Transcribe exactly the span of lines that begins the records and ends with the line holding "plt.rcParams['font.family'] = ['Liberation", both boundary lines included.

Supplied records:
- - -

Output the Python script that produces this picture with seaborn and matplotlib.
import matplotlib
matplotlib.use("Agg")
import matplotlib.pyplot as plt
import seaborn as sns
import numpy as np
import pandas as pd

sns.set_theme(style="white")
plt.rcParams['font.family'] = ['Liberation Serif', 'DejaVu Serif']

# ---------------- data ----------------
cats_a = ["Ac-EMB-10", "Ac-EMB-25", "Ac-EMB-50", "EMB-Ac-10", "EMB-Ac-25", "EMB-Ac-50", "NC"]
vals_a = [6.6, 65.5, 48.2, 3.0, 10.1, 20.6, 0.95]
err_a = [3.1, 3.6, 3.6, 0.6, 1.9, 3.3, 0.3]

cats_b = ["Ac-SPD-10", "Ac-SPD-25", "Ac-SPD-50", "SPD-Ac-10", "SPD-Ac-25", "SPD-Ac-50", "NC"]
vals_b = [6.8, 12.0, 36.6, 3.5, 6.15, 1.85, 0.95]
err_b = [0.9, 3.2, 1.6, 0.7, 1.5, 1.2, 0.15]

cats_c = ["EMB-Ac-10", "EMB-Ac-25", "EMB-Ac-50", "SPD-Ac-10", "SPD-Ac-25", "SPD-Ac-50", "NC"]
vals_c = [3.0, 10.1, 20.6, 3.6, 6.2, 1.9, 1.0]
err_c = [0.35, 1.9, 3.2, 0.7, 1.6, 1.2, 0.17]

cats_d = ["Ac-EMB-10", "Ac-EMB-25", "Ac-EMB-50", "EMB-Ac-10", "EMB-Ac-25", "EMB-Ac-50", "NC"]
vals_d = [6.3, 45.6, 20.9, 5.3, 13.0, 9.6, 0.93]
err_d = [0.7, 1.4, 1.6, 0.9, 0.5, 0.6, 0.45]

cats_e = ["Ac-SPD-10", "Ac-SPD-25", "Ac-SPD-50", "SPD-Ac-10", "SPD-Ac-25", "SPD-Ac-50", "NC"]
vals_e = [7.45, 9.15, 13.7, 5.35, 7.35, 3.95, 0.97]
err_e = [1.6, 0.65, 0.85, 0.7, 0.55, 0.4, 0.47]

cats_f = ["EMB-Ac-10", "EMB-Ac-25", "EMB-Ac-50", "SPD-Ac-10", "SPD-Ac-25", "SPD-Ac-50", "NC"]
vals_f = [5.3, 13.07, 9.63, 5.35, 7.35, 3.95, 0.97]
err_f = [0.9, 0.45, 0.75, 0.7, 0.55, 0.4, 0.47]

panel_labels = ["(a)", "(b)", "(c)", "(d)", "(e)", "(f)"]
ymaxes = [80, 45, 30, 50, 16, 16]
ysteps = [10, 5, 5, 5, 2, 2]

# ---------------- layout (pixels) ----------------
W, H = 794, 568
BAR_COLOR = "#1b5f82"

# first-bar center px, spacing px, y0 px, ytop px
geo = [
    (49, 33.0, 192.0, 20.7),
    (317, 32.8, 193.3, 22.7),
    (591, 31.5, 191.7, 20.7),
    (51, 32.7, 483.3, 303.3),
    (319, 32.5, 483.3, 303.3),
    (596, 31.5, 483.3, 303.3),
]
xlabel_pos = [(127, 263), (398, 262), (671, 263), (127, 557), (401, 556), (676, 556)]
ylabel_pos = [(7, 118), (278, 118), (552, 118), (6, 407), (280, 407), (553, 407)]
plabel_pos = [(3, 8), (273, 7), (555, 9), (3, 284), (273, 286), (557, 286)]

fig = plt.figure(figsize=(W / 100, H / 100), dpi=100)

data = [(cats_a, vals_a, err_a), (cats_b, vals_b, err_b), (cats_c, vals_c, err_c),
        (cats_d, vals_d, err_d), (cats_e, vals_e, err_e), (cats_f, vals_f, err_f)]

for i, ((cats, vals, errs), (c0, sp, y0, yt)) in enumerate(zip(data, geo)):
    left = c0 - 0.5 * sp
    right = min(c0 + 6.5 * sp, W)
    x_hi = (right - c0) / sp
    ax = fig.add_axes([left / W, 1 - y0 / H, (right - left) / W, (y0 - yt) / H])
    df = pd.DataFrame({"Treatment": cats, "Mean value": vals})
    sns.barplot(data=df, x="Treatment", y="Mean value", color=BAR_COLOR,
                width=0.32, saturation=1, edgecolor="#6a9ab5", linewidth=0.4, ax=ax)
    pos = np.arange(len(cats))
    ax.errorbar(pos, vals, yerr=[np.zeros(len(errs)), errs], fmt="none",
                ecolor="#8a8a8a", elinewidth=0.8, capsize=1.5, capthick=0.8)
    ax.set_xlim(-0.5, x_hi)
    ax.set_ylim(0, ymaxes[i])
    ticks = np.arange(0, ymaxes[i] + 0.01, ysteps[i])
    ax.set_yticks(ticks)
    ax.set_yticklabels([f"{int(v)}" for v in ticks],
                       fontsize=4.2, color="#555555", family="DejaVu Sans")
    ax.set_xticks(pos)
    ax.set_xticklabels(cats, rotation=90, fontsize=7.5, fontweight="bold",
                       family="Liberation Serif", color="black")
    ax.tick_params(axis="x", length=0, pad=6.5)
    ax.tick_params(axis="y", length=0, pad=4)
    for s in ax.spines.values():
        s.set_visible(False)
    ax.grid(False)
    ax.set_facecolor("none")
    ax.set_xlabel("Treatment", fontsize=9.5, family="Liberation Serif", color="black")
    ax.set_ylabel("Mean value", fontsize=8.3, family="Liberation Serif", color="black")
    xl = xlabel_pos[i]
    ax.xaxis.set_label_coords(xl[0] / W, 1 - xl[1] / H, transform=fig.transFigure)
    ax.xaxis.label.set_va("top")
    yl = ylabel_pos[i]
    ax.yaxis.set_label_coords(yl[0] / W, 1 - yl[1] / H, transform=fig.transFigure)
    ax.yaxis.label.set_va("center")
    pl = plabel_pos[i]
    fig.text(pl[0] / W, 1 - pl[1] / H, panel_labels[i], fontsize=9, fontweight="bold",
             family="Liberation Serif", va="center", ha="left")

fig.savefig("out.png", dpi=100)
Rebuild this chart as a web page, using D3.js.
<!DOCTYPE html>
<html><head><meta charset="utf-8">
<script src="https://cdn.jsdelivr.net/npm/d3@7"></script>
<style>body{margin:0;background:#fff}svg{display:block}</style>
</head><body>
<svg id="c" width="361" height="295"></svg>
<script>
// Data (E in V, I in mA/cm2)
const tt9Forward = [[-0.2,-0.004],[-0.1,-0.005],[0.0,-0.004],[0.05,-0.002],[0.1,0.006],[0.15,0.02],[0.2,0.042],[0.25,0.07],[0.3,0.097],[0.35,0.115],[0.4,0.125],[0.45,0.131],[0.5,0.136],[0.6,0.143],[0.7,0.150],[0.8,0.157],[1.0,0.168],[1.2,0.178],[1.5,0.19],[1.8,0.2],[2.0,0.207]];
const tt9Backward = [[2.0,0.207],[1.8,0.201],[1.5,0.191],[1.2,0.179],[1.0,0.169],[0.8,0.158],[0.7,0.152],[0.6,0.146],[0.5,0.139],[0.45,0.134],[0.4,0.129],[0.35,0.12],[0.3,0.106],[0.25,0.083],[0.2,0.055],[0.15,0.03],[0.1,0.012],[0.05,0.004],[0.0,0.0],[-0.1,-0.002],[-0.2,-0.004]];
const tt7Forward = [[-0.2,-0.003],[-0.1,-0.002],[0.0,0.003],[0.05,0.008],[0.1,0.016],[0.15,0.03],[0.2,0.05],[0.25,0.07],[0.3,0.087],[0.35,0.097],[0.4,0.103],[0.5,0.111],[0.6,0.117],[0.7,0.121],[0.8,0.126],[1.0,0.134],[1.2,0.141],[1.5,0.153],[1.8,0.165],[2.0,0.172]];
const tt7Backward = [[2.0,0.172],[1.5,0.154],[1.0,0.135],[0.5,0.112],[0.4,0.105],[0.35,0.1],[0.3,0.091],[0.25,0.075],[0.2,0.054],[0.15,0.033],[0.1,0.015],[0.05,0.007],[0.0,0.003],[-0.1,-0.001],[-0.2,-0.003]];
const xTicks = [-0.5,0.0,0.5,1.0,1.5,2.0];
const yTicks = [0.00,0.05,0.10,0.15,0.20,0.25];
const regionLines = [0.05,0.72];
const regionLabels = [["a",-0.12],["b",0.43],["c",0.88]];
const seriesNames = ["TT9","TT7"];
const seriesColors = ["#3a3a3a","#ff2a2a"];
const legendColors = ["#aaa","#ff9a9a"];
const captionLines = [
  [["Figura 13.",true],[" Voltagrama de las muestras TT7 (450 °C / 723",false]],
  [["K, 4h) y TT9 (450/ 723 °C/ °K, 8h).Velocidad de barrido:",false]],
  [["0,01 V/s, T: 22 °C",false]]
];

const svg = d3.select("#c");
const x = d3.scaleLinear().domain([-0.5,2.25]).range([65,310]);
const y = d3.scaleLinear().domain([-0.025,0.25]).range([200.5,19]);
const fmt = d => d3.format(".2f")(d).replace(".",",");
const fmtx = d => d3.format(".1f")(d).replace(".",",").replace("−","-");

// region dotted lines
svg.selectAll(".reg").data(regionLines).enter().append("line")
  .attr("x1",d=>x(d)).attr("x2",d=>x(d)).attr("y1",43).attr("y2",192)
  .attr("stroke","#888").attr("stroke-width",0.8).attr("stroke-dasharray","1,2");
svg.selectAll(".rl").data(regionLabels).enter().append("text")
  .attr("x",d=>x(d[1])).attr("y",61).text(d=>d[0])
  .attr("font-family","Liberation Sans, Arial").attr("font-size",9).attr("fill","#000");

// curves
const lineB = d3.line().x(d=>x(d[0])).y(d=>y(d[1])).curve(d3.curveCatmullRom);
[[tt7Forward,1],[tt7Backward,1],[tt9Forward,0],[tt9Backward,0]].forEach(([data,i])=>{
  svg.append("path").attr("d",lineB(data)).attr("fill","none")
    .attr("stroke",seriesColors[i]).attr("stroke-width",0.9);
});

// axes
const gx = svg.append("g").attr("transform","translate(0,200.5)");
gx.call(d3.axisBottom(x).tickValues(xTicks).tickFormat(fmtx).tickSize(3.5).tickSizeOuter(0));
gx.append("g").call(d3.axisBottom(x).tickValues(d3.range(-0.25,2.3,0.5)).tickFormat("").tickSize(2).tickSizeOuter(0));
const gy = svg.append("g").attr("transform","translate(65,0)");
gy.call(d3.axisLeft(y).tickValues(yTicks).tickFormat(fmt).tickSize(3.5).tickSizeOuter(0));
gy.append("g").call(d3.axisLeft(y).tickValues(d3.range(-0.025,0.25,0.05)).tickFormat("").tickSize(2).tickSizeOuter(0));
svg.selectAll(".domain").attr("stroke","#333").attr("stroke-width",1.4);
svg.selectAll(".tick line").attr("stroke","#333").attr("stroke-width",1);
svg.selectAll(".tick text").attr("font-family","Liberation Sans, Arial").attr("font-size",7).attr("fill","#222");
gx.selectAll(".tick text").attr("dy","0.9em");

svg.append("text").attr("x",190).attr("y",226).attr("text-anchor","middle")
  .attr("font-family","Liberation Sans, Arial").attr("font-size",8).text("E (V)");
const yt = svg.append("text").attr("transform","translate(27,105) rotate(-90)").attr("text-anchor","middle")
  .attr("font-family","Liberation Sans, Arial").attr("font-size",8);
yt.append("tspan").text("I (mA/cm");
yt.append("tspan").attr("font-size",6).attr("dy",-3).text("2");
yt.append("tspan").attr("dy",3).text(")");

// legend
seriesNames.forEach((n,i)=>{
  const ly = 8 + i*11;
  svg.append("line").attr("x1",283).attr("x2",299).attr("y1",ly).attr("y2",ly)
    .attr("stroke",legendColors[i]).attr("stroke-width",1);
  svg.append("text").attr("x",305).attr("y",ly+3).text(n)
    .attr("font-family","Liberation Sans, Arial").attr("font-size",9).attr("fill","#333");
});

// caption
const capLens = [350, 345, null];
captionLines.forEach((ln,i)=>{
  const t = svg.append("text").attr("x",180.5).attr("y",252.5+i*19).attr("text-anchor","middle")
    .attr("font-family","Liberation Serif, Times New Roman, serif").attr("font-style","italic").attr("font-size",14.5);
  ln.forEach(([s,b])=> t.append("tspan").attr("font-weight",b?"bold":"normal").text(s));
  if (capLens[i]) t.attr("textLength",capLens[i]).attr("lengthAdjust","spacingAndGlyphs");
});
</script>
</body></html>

- - -

Task response:
Output the Python script that produces this picture with seaborn and matplotlib.
import matplotlib
matplotlib.use("Agg")
import matplotlib.pyplot as plt
import seaborn as sns
import numpy as np
import pandas as pd

sns.set_theme(style="white")
plt.rcParams['font.family'] = ['Liberation Serif', 'DejaVu Serif']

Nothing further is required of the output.